The speed bump represents the promise of traffic-calming measures. It is a symbol of hope that citizens, planners, and elected officials can take control of the built environment to ensure the presence of human scales and sensibilities. It serves humans while informing machines and their owners that they must come second in matters of health, safety, and aesthetics. (137)

Throughout this amusing -- if curmudgeonly -- little book, I could not put my finger on precisely why the mission of Josephson’s analysis felt so misguided. But I figured it out on page 138: “Why pay for self-drive automobiles to secure safety? The automobile is never a panacea.” That is the only mention of self-driving cars in this book, glossily dismissed with a skepticism for blanket solutions and some insinuation about expense. But you know who owns a self-driving car? My freaking father-in-law. His ability to drive has proven inversely proportionate to his age, and rather than end up dead in a ditch despite his tendency to drive ten miles per hour, he sprung for a shiny new Tesla that mostly drives itself -- and by the way, it doesn’t rely on fossil fuels (directly, anyway, as electricity is required to charge the battery). Sure, he’s a bit of an early adopter; at least he’s investing in the long game.
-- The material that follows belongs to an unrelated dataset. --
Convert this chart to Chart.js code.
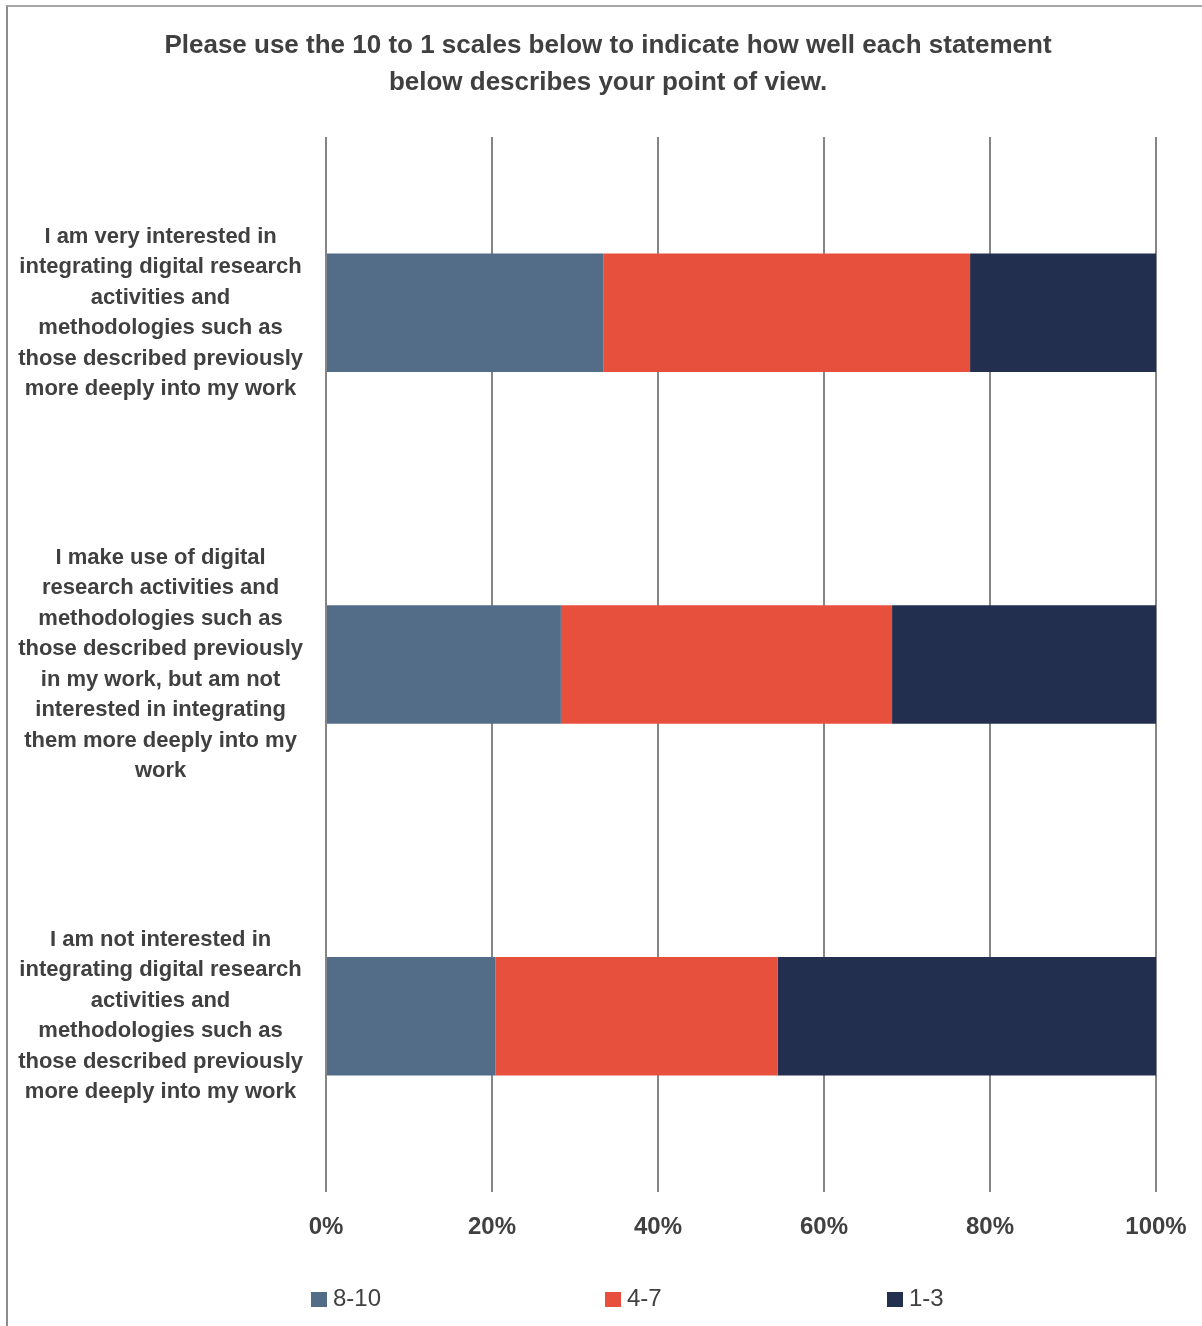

Historians are always looking over their shoulders, and that's undoubtedly a very necessary thing to do from time to time. Josephson teaches in Maine, is in his 60s, and professes an academic interest in Neo-Luddism (which is a nice way of saying he may personally be a technophobe -- see the video, below). But dang, I live in a major urban epicenter, am in my 30s, and fancy myself a futurist! I like speed and efficiency and machines and automation and renewable energy and speed and market-based solutions and did I mention speed? So the implications of Traffic are running in the wrong direction, as far as I’m concerned.

Unlike Josephson, I want to go forward, faster -- not slow down. As Josephson hints at his Ludditism at the end, “imagine a world with speed bumps for GMOs, guns, and vulgarity” (141). Ugh. Well, you already know how much I love vulgarity.